Energetic materials are employed in a wide range of commercial and military activities and often are released into the environment. Scientifically based ecological soil-screening levels (Eco-SSLs) are needed to identify contaminant explosive levels in soil that present an acceptable ecological risk. Insufficient information for 2,4,6-trinitrotoluene (TNT) to generate Eco-SSLs for soil invertebrates necessitated toxicity testing. We adapted the standardized Enchytraeid Reproduction Test and selected Enchytraeus crypticus for these studies. Tests were conducted in Sassafras sandy loam soil, which supports relatively high bioavailability of TNT. Weathering and aging procedures for TNT amended to test soil were incorporated into the study design to produce toxicity data that better reflect the soil exposure conditions in the field compared with toxicity in freshly amended soils.
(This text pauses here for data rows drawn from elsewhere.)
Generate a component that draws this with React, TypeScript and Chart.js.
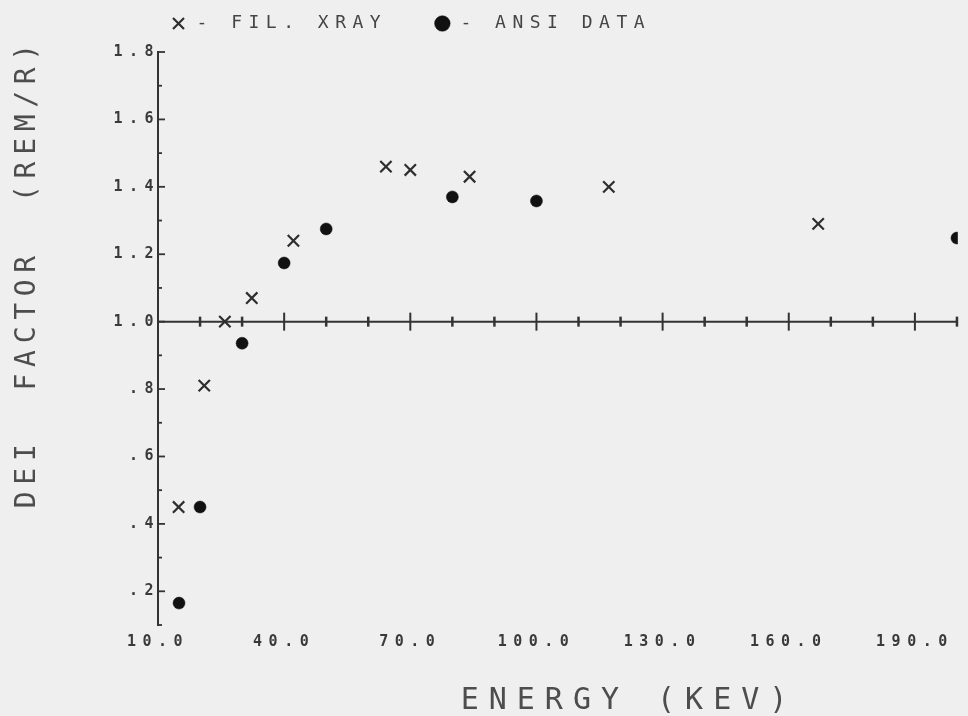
import React, { useEffect, useRef } from 'react';
import { Chart, registerables } from 'chart.js';

Chart.register(...registerables);

// ---- data ----
const seriesLabels = ['FIL. XRAY', 'ANSI DATA'];
const xrayEnergy = [14.9, 21.0, 25.9, 32.3, 42.2, 64.2, 70.0, 84.1, 117.2, 167.0];
const xrayFactor = [0.45, 0.81, 1.0, 1.07, 1.24, 1.46, 1.45, 1.43, 1.40, 1.29];
const ansiEnergy = [15, 20, 30, 40, 50, 80, 100, 200];
const ansiFactor = [0.165, 0.45, 0.936, 1.174, 1.275, 1.37, 1.358, 1.248];
const xTickValues = [10, 40, 70, 100, 130, 160, 190];
const yTickValues = [0.2, 0.4, 0.6, 0.8, 1.0, 1.2, 1.4, 1.6, 1.8];
const referenceLine = 1.0;
const xTitle = 'ENERGY (KEV)';
const yTitle = 'DEI  FACTOR  (REM/R)';

// ---- style ----
const MONO = '"DejaVu Sans Mono", monospace';
const INK = '#333333';
const TEXT = '#4d4d4d';
const TICK_TEXT = '#3a3a3a';
const SPACING = '6.5px';

const near = (a: number, b: number) => Math.abs(a - b) < 1e-6;
const fmtX = (v: number) => v.toFixed(1);
const fmtY = (v: number) => (v < 1 ? v.toFixed(1).replace(/^0/, '') : v.toFixed(1));

const plotterPlugin = {
  id: 'plotter',
  beforeLayout(chart: any) {
    chart.ctx.letterSpacing = SPACING;
  },
  beforeDraw(chart: any) {
    chart.ctx.letterSpacing = SPACING;
  },
  beforeDatasetsDraw(chart: any) {
    const { ctx, chartArea, scales } = chart;
    const xs = scales.x;
    const ys = scales.y;
    ctx.save();
    ctx.strokeStyle = INK;
    ctx.lineWidth = 2;
    // horizontal reference line at 1.0 with crossing ticks
    const yRef = ys.getPixelForValue(referenceLine);
    ctx.beginPath();
    ctx.moveTo(chartArea.left, yRef);
    ctx.lineTo(chartArea.right, yRef);
    ctx.stroke();
    xs.ticks.forEach((t: any) => {
      const v = Math.round(t.value);
      if (v % 10 !== 0 || v <= xs.min) return;
      const px = xs.getPixelForValue(v);
      const major = xTickValues.some((m) => near(m, v));
      const h = major ? 9 : 5;
      ctx.lineWidth = major ? 2 : 2.5;
      ctx.beginPath();
      ctx.moveTo(px, yRef - h);
      ctx.lineTo(px, yRef + h);
      ctx.stroke();
    });
    // inward ticks on the y axis
    ctx.lineWidth = 1.8;
    ys.ticks.forEach((t: any) => {
      const py = ys.getPixelForValue(t.value);
      const major = yTickValues.some((m) => near(m, t.value));
      const len = major ? 7 : 4;
      ctx.beginPath();
      ctx.moveTo(chartArea.left, py);
      ctx.lineTo(chartArea.left + len, py);
      ctx.stroke();
    });
    ctx.restore();
  },
  afterDraw(chart: any) {
    const { ctx } = chart;
    ctx.save();
    ctx.fillStyle = TEXT;
    ctx.textAlign = 'left';
    ctx.textBaseline = 'alphabetic';
    // x axis title
    ctx.font = `30px ${MONO}`;
    ctx.letterSpacing = '10px';
    const wx = ctx.measureText(xTitle).width - 10;
    ctx.fillText(xTitle, 624 - wx / 2, 708.5);
    // y axis title (rotated)
    ctx.font = `28px ${MONO}`;
    ctx.letterSpacing = '6.7px';
    const wy = ctx.measureText(yTitle).width - 6.7;
    ctx.translate(35, 276);
    ctx.rotate(-Math.PI / 2);
    ctx.fillText(yTitle, -wy / 2, 0);
    ctx.restore();
  },
};

export default function App() {
  const ref = useRef<HTMLCanvasElement>(null);

  useEffect(() => {
    const canvas = ref.current;
    if (!canvas) return;
    const tickFont = { family: MONO, size: 15, weight: 'bold' as const };
    const chart = new Chart(canvas, {
      type: 'scatter',
      data: {
        datasets: [
          {
            label: seriesLabels[0],
            data: xrayEnergy.map((x, i) => ({ x, y: xrayFactor[i] })),
            pointStyle: 'crossRot',
            pointRadius: 8,
            borderWidth: 2.2,
            borderColor: '#2e2e2e',
            backgroundColor: '#2e2e2e',
          },
          {
            label: seriesLabels[1],
            data: ansiEnergy.map((x, i) => ({ x, y: ansiFactor[i] })),
            pointStyle: 'circle',
            pointRadius: 6,
            borderWidth: 0.5,
            borderColor: '#111111',
            backgroundColor: '#111111',
          },
        ],
      },
      options: {
        animation: false,
        responsive: false,
        events: [],
        layout: { padding: { top: 3, left: 0, right: 0, bottom: 0 } },
        plugins: {
          tooltip: { enabled: false },
          legend: {
            display: true,
            position: 'top',
            align: 'start',
            fullSize: false,
            labels: {
              usePointStyle: true,
              boxWidth: 18,
              boxHeight: 11,
              padding: 11.5,
              color: '#454545',
              font: { family: MONO, size: 18 },
              generateLabels: (c: any) =>
                (Chart.defaults.plugins.legend.labels as any)
                  .generateLabels(c)
                  .map((item: any, i: number) => ({
                    ...item,
                    text: '- ' + item.text + (i === 0 ? '  ' : ''),
                  })),
            },
          },
          subtitle: {
            display: true,
            text: '',
            position: 'top',
            weight: 500,
            padding: 0,
            font: { size: 9.5, lineHeight: 1 },
          },
        },
        scales: {
          x: {
            type: 'linear',
            min: 10,
            max: 200.2,
            position: 'bottom',
            border: { display: false },
            grid: { display: false, drawTicks: false },
            ticks: {
              stepSize: 10,
              autoSkip: false,
              maxRotation: 0,
              minRotation: 0,
              padding: 8,
              color: TICK_TEXT,
              font: tickFont,
              callback: (v: any) => {
                const m = xTickValues.find((t) => near(t, Number(v)));
                return m === undefined ? '' : fmtX(m);
              },
            },
            afterFit: (s: any) => {
              s.height = 91;
            },
          },
          y: {
            type: 'linear',
            min: 0.1,
            max: 1.8,
            position: 'left',
            border: { display: true, color: INK, width: 2 },
            grid: { display: false, drawTicks: false },
            ticks: {
              stepSize: 0.1,
              autoSkip: false,
              padding: -2,
              color: TICK_TEXT,
              font: tickFont,
              callback: (v: any) => {
                const m = yTickValues.find((t) => near(t, Number(v)));
                return m === undefined ? '' : fmtY(m);
              },
            },
            afterFit: (s: any) => {
              s.width = 158;
            },
          },
        },
      } as any,
      plugins: [plotterPlugin],
    });
    return () => chart.destroy();
  }, []);

  return (
    <div
      style={{
        position: 'fixed',
        left: 0,
        top: 0,
        width: 968,
        height: 716,
        background: '#efefef',
      }}
    >
      <canvas ref={ref} width={968} height={716} style={{ display: 'block', width: 968, height: 716 }} />
    </div>
  );
}
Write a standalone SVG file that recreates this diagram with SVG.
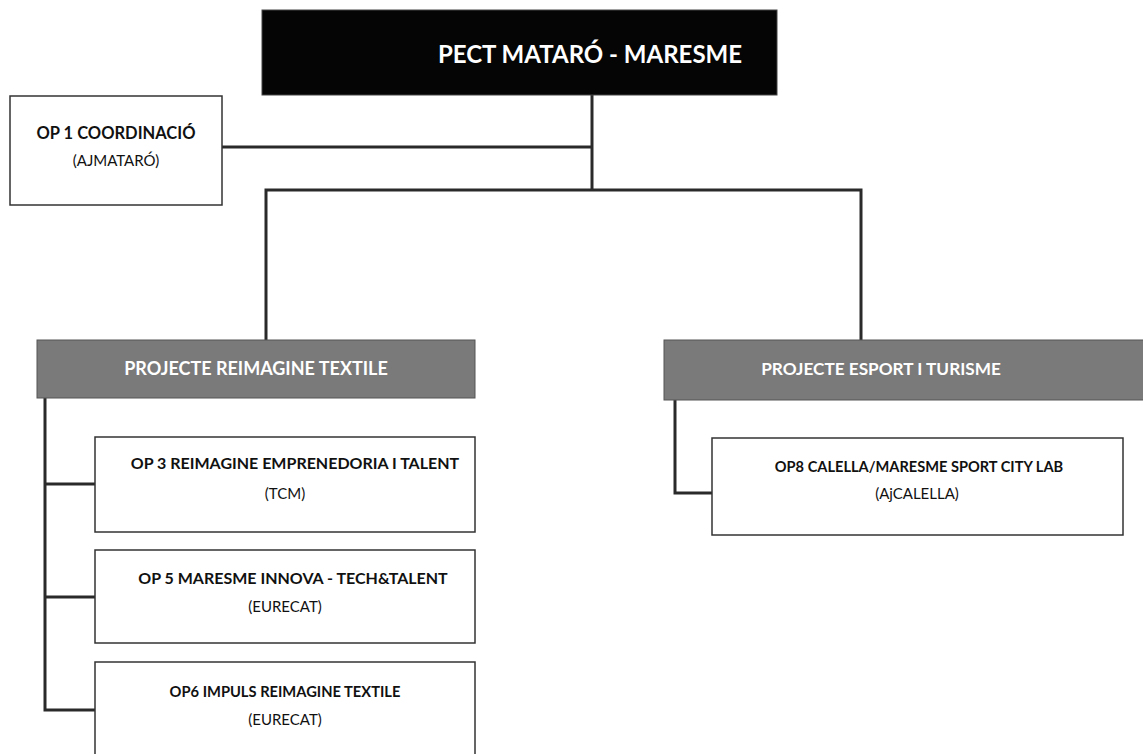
<svg xmlns="http://www.w3.org/2000/svg" width="1143" height="754" viewBox="0 0 1143 754">
<style>
.box{fill:#fff;stroke:#333;stroke-width:1.5}
.grey{fill:#7a7a7a;stroke:#555;stroke-width:1}
.blk{fill:#050505;stroke:#444;stroke-width:1}
.conn{fill:none;stroke:#2a2a2a;stroke-width:3}
.t{font-family:Lato,"Open Sans","Liberation Sans",sans-serif;font-weight:bold;fill:#111;text-anchor:middle}
.s{font-family:Lato,"Open Sans","Liberation Sans",sans-serif;font-weight:normal;fill:#111;text-anchor:middle;font-size:15px}
.tw{font-family:Lato,"Open Sans","Liberation Sans",sans-serif;font-weight:bold;fill:#fff;text-anchor:middle}
</style>
<rect width="1143" height="754" fill="#fff"/>
<g id="connectors">
<path class="conn" d="M592 95 V190"/>
<path class="conn" d="M222 147 H592"/>
<path class="conn" d="M266 340 V190 H861 V340"/>
<path class="conn" d="M45 398 V710 H95"/>
<path class="conn" d="M45 484 H95"/>
<path class="conn" d="M45 597 H95"/>
<path class="conn" d="M675 400 V493 H712"/>
</g>
<g id="pect">
<rect class="blk" x="262" y="10" width="515" height="85"/>
<text class="tw" x="590" y="63" font-size="24">PECT MATARÓ - MARESME</text>
</g>
<g id="op1">
<rect class="box" x="10" y="96" width="212" height="109"/>
<text class="t" x="116" y="139" font-size="16.5">OP 1 COORDINACIÓ</text>
<text class="s" x="116" y="166" font-size="16">(AJMATARÓ)</text>
</g>
<g id="textile">
<rect class="grey" x="37" y="340" width="438" height="58"/>
<text class="tw" x="256" y="375" font-size="18">PROJECTE REIMAGINE TEXTILE</text>
</g>
<g id="esport">
<rect class="grey" x="664" y="340" width="485" height="60"/>
<text class="tw" x="881" y="375" font-size="17.2">PROJECTE ESPORT I TURISME</text>
</g>
<g id="op3">
<rect class="box" x="95" y="437" width="380" height="95"/>
<text class="t" x="295" y="469" font-size="16">OP 3 REIMAGINE EMPRENEDORIA I TALENT</text>
<text class="s" x="285" y="499">(TCM)</text>
</g>
<g id="op5">
<rect class="box" x="95" y="550" width="380" height="93"/>
<text class="t" x="293" y="584" font-size="16">OP 5 MARESME INNOVA - TECH&amp;TALENT</text>
<text class="s" x="285" y="612">(EURECAT)</text>
</g>
<g id="op6">
<rect class="box" x="95" y="662" width="380" height="100"/>
<text class="t" x="285" y="697" font-size="14.7">OP6 IMPULS REIMAGINE TEXTILE</text>
<text class="s" x="285" y="725">(EURECAT)</text>
</g>
<g id="op8">
<rect class="box" x="712" y="438" width="411" height="97"/>
<text class="t" x="919" y="472" font-size="14.6">OP8 CALELLA/MARESME SPORT CITY LAB</text>
<text class="s" x="917" y="499">(AjCALELLA)</text>
</g>
</svg>
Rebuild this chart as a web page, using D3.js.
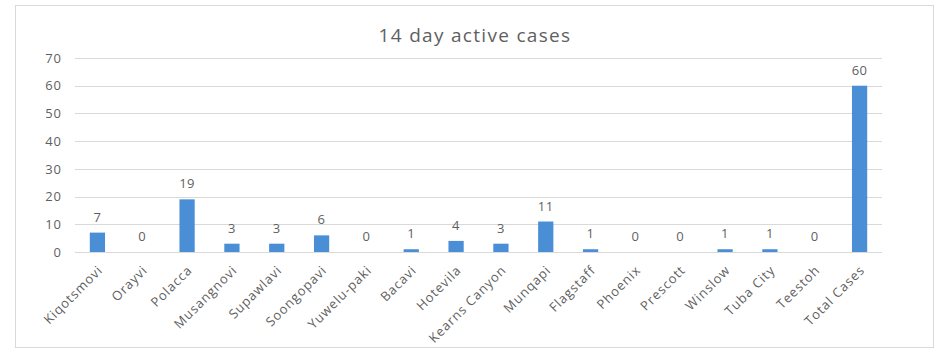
<!DOCTYPE html>
<html>
<head>
<meta charset="utf-8">
<script src="https://cdn.jsdelivr.net/npm/d3@7/dist/d3.min.js"></script>
<style>
  html, body { margin: 0; padding: 0; background: #fff; }
  svg { display: block; }
</style>
</head>
<body>
<svg id="chart" width="940" height="351"></svg>
<script>
// Communities reporting active cases over the last 14 days
const categories = ["Kiqotsmovi", "Orayvi", "Polacca", "Musangnovi", "Supawlavi", "Soongopavi",
  "Yuwelu-paki", "Bacavi", "Hotevila", "Kearns Canyon", "Munqapi", "Flagstaff",
  "Phoenix", "Prescott", "Winslow", "Tuba City", "Teestoh", "Total Cases"];
const cases = [7, 0, 19, 3, 3, 6, 0, 1, 4, 3, 11, 1, 0, 0, 1, 1, 0, 60];
const yTicks = [0, 10, 20, 30, 40, 50, 60, 70];
const chartTitle = "14 day active cases";

const svg = d3.select("#chart");
const W = 940, H = 351;
const margin = { left: 75, right: 58, top: 58, bottom: 99 };
const textColor = "#5f5f5f";
const font = "'Open Sans', 'DejaVu Sans', Arial, sans-serif";

// chart area frame
svg.append("rect")
  .attr("x", 15.5).attr("y", 5.5)
  .attr("width", 918).attr("height", 342)
  .attr("fill", "#fff").attr("stroke", "#d9d9d9").attr("stroke-width", 1);

const x = d3.scaleBand()
  .domain(categories)
  .range([margin.left, W - margin.right])
  .paddingInner(0.66).paddingOuter(0.33);

const y = d3.scaleLinear()
  .domain([0, 70])
  .range([H - margin.bottom, margin.top]);

// horizontal gridlines
svg.append("g")
  .selectAll("line")
  .data(yTicks)
  .join("line")
  .attr("x1", margin.left).attr("x2", W - margin.right)
  .attr("y1", d => Math.round(y(d)) + 0.5).attr("y2", d => Math.round(y(d)) + 0.5)
  .attr("stroke", "#d9d9d9").attr("stroke-width", 1);

// y axis labels
const yAxis = d3.axisLeft(y).tickValues(yTicks).tickSize(0).tickPadding(13);
const gy = svg.append("g")
  .attr("transform", `translate(${margin.left},0)`)
  .call(yAxis);
gy.select(".domain").remove();
gy.selectAll("text")
  .attr("fill", textColor)
  .style("font-family", font)
  .style("font-size", "13px")
  .style("letter-spacing", "1px");

// x axis labels, rotated 45 degrees and ending under each bar
const xAxis = d3.axisBottom(x).tickSize(0).tickPadding(0);
const gx = svg.append("g")
  .attr("transform", `translate(0,${y(0)})`)
  .call(xAxis);
gx.select(".domain").remove();
gx.selectAll("text")
  .attr("fill", textColor)
  .style("font-family", font)
  .style("font-size", "13px")
  .style("letter-spacing", "0.9px")
  .attr("text-anchor", "end")
  .attr("x", 0).attr("y", 0).attr("dy", 0)
  .attr("transform", "translate(6,19) rotate(-45)");

// bars
const rows = categories.map((c, i) => ({ c, v: cases[i] }));
svg.append("g")
  .selectAll("rect")
  .data(rows)
  .join("rect")
  .attr("x", d => x(d.c))
  .attr("width", x.bandwidth())
  .attr("y", d => y(d.v))
  .attr("height", d => y(0) - y(d.v))
  .attr("fill", "#4a8fd6");

// value labels
svg.append("g")
  .selectAll("text")
  .data(rows)
  .join("text")
  .attr("x", d => x(d.c) + x.bandwidth() / 2)
  .attr("y", d => y(d.v) - 11)
  .attr("text-anchor", "middle")
  .attr("fill", textColor)
  .style("font-family", font)
  .style("font-size", "13px")
  .style("letter-spacing", "0.5px")
  .text(d => d.v);

// title
svg.append("text")
  .attr("x", 475).attr("y", 42)
  .attr("text-anchor", "middle")
  .attr("fill", textColor)
  .style("font-family", font)
  .style("font-size", "19px")
  .style("letter-spacing", "1.3px")
  .text(chartTitle);
</script>
</body>
</html>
This included exposing hydrated TNT-amended soils in open glass containers in the greenhouse to alternating wetting and drying cycles. Definitive tests showed that toxicity for E. crypticus adult survival and juvenile production was increased significantly in weathered and aged soil treatments compared with toxicity in freshly amended soil based on 95% confidence intervals. The median effect concentration and 20% effective concentration for reproduction were 98 and 77 mg/kg, respectively, for TNT freshly amended into soil and 48 and 37 mg/kg, respectively, for weathered and aged TNT soil treatments. These findings of increased toxicity to E. crypticus in weathered and aged TNT soil treatments compared with exposures in freshly amended soils show that future investigations should include a weathering and aging component to generate toxicity data that provide more complete information on ecotoxicological effects of energetic contaminants in soil.